INSTRUCTION: Copy word for word the lines in the records below, starting at the line with "Convert this chart to Plotly code." and ending at the line with "shapes = []". Skip the pictures.
Start INPUT ROWS
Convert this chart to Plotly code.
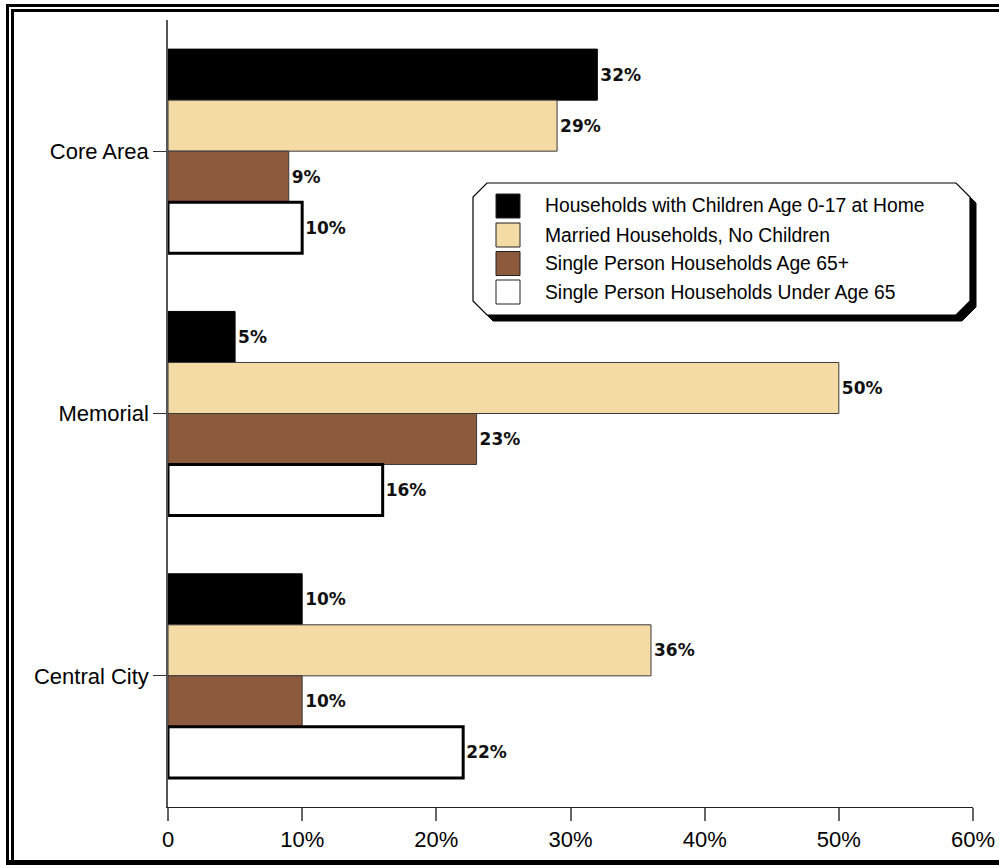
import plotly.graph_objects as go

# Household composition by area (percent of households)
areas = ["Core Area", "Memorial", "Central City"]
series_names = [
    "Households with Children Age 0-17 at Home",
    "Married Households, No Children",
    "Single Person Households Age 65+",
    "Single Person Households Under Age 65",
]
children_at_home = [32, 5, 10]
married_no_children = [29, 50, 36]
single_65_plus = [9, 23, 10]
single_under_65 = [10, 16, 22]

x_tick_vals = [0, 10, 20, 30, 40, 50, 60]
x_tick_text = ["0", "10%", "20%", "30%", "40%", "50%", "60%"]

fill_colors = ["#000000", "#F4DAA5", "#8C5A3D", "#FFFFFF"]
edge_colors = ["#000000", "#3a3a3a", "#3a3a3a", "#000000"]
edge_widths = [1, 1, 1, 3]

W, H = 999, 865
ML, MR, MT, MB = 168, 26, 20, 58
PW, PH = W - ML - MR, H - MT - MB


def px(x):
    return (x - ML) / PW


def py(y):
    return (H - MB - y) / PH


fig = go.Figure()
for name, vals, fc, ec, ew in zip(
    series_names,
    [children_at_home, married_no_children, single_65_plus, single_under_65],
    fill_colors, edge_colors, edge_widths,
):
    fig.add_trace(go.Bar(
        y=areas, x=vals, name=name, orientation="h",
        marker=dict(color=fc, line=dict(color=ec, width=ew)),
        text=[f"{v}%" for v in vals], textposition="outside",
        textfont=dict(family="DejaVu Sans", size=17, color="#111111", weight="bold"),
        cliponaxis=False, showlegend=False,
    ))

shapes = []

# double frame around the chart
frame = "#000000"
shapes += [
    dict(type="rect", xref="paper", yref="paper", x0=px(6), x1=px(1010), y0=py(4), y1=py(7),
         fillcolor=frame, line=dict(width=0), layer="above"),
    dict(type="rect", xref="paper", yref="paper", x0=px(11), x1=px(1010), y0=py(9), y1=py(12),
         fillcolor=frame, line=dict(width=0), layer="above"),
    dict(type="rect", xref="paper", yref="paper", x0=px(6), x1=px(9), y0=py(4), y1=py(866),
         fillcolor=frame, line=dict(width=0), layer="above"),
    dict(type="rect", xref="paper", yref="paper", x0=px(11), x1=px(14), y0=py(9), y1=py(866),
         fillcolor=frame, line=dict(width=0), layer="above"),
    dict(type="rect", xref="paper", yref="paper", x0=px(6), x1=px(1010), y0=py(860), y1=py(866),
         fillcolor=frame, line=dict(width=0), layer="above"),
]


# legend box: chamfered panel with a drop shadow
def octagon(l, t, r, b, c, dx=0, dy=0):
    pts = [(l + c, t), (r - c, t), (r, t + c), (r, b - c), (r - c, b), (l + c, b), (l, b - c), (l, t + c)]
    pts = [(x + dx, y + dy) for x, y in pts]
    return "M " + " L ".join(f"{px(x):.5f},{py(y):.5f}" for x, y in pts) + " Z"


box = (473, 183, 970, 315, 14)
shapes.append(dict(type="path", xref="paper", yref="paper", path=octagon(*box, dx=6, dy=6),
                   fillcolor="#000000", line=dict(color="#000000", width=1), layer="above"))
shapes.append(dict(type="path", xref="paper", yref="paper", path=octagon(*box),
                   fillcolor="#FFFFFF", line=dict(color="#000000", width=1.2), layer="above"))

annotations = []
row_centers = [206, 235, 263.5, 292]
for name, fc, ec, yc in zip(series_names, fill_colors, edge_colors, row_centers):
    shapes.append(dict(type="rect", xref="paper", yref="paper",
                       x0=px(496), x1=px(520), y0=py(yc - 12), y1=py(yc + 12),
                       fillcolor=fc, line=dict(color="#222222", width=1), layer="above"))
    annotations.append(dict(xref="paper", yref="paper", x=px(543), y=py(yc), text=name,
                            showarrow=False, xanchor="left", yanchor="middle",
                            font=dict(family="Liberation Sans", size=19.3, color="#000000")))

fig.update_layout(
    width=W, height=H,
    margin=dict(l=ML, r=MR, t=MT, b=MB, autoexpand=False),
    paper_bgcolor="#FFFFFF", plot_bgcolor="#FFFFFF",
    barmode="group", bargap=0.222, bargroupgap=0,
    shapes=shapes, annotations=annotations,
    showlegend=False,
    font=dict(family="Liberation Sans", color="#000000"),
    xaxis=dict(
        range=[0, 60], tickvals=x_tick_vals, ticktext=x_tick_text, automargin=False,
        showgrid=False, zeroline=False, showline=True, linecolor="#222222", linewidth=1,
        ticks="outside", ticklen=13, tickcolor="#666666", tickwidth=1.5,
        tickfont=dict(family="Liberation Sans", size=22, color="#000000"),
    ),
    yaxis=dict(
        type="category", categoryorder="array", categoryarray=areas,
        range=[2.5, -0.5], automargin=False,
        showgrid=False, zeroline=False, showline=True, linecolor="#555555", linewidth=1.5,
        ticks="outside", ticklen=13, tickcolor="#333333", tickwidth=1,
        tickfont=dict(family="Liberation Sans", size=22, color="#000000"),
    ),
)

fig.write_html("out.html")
End INPUT ROWS
Start INPUT ROWS
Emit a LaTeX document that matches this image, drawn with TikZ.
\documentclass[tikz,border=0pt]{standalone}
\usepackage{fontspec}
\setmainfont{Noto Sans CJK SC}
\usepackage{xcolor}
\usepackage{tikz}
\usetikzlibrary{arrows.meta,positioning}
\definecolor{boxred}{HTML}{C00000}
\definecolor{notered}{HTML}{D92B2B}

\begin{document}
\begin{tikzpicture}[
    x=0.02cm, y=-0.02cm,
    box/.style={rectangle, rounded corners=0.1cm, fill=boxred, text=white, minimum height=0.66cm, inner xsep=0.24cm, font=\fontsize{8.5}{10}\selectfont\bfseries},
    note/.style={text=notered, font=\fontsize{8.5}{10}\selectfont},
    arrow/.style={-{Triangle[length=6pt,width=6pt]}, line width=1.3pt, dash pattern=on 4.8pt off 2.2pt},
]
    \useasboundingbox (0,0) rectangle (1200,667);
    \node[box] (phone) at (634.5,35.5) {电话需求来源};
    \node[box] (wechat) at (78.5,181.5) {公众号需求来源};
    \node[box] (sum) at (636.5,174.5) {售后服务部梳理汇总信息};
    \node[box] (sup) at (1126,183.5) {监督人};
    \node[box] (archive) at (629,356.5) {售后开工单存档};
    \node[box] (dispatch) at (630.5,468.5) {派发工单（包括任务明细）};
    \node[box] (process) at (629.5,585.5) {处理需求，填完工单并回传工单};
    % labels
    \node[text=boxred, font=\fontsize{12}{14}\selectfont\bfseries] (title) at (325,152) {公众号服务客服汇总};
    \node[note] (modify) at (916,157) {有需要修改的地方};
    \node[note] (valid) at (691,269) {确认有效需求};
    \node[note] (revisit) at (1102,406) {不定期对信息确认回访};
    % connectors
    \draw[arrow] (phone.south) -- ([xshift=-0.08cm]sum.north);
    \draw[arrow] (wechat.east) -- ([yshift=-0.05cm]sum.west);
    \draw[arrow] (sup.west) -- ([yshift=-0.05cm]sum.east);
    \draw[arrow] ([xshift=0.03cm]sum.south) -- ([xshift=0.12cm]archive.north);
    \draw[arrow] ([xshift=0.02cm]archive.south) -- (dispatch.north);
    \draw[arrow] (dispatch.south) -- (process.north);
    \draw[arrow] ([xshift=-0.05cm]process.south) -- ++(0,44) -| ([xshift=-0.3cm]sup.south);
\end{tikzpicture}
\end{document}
End INPUT ROWS
Start INPUT ROWS
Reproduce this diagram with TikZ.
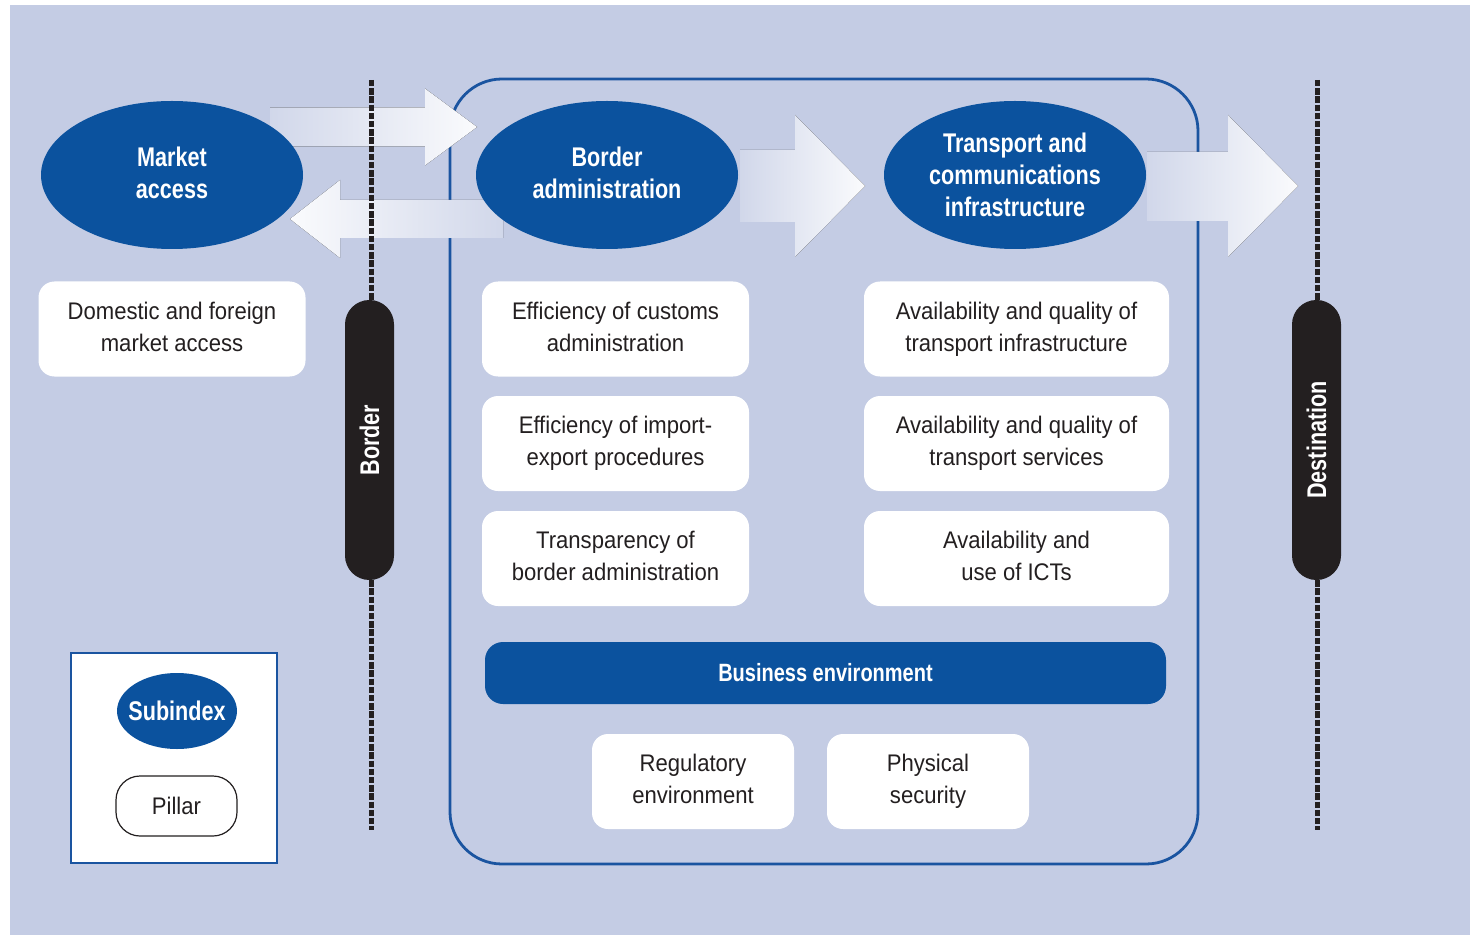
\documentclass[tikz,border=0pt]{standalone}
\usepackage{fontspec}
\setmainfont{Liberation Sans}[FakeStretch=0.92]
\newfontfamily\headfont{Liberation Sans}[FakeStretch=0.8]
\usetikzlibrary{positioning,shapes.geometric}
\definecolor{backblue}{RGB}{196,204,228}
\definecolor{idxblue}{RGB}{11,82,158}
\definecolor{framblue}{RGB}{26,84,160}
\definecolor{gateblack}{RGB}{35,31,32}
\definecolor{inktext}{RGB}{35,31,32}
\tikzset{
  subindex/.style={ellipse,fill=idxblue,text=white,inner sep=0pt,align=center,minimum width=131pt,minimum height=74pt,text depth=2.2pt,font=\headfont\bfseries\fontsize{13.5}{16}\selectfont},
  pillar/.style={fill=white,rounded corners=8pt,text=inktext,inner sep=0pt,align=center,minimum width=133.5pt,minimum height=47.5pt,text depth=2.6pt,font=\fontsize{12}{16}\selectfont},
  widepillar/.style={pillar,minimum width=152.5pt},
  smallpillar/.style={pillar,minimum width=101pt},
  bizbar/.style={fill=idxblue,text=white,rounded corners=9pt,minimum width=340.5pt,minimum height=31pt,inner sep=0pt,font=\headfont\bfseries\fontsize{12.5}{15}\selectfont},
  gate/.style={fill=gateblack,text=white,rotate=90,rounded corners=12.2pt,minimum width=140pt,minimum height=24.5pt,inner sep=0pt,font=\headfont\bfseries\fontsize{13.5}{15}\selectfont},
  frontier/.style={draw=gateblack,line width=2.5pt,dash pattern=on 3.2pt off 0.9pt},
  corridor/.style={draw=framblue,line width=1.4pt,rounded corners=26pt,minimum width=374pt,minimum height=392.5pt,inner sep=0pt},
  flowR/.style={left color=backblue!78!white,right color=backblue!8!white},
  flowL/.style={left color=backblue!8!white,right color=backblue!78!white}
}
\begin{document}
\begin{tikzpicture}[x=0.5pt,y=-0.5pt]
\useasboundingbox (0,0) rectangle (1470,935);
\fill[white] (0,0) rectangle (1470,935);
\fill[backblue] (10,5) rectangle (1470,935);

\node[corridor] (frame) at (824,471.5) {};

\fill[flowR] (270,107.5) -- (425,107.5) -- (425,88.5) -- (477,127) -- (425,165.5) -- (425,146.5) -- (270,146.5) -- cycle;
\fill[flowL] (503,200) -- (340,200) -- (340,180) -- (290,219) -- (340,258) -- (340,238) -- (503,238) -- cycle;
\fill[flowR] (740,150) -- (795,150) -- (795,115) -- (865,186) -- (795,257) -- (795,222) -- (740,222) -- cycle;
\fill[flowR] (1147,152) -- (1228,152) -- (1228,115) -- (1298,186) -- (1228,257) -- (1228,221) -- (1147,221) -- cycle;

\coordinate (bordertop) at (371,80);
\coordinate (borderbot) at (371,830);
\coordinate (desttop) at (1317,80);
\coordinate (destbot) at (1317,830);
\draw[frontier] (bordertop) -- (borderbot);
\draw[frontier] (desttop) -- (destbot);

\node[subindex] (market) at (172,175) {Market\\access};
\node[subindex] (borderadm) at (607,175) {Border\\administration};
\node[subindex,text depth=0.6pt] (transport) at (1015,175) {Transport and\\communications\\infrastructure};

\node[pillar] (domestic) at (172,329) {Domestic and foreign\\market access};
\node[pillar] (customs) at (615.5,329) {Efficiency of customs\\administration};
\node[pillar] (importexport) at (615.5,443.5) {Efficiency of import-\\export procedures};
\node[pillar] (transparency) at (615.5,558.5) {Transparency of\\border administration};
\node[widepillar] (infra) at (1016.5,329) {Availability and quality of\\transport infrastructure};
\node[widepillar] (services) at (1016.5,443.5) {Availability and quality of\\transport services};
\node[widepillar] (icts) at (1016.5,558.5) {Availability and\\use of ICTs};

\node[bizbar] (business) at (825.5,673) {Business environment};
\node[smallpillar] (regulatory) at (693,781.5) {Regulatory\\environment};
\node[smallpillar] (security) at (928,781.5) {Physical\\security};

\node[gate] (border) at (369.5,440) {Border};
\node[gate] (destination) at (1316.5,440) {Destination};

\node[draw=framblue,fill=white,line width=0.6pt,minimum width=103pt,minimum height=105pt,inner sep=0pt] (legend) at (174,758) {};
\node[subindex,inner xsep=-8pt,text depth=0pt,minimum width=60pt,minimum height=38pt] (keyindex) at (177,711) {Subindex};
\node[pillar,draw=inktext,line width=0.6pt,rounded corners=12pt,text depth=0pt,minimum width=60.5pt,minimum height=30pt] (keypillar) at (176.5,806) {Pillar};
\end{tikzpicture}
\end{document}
End INPUT ROWS
WRITTEN SOLUTION:
Convert this chart to Plotly code.
import plotly.graph_objects as go

# Household composition by area (percent of households)
areas = ["Core Area", "Memorial", "Central City"]
series_names = [
    "Households with Children Age 0-17 at Home",
    "Married Households, No Children",
    "Single Person Households Age 65+",
    "Single Person Households Under Age 65",
]
children_at_home = [32, 5, 10]
married_no_children = [29, 50, 36]
single_65_plus = [9, 23, 10]
single_under_65 = [10, 16, 22]

x_tick_vals = [0, 10, 20, 30, 40, 50, 60]
x_tick_text = ["0", "10%", "20%", "30%", "40%", "50%", "60%"]

fill_colors = ["#000000", "#F4DAA5", "#8C5A3D", "#FFFFFF"]
edge_colors = ["#000000", "#3a3a3a", "#3a3a3a", "#000000"]
edge_widths = [1, 1, 1, 3]

W, H = 999, 865
ML, MR, MT, MB = 168, 26, 20, 58
PW, PH = W - ML - MR, H - MT - MB


def px(x):
    return (x - ML) / PW


def py(y):
    return (H - MB - y) / PH


fig = go.Figure()
for name, vals, fc, ec, ew in zip(
    series_names,
    [children_at_home, married_no_children, single_65_plus, single_under_65],
    fill_colors, edge_colors, edge_widths,
):
    fig.add_trace(go.Bar(
        y=areas, x=vals, name=name, orientation="h",
        marker=dict(color=fc, line=dict(color=ec, width=ew)),
        text=[f"{v}%" for v in vals], textposition="outside",
        textfont=dict(family="DejaVu Sans", size=17, color="#111111", weight="bold"),
        cliponaxis=False, showlegend=False,
    ))

shapes = []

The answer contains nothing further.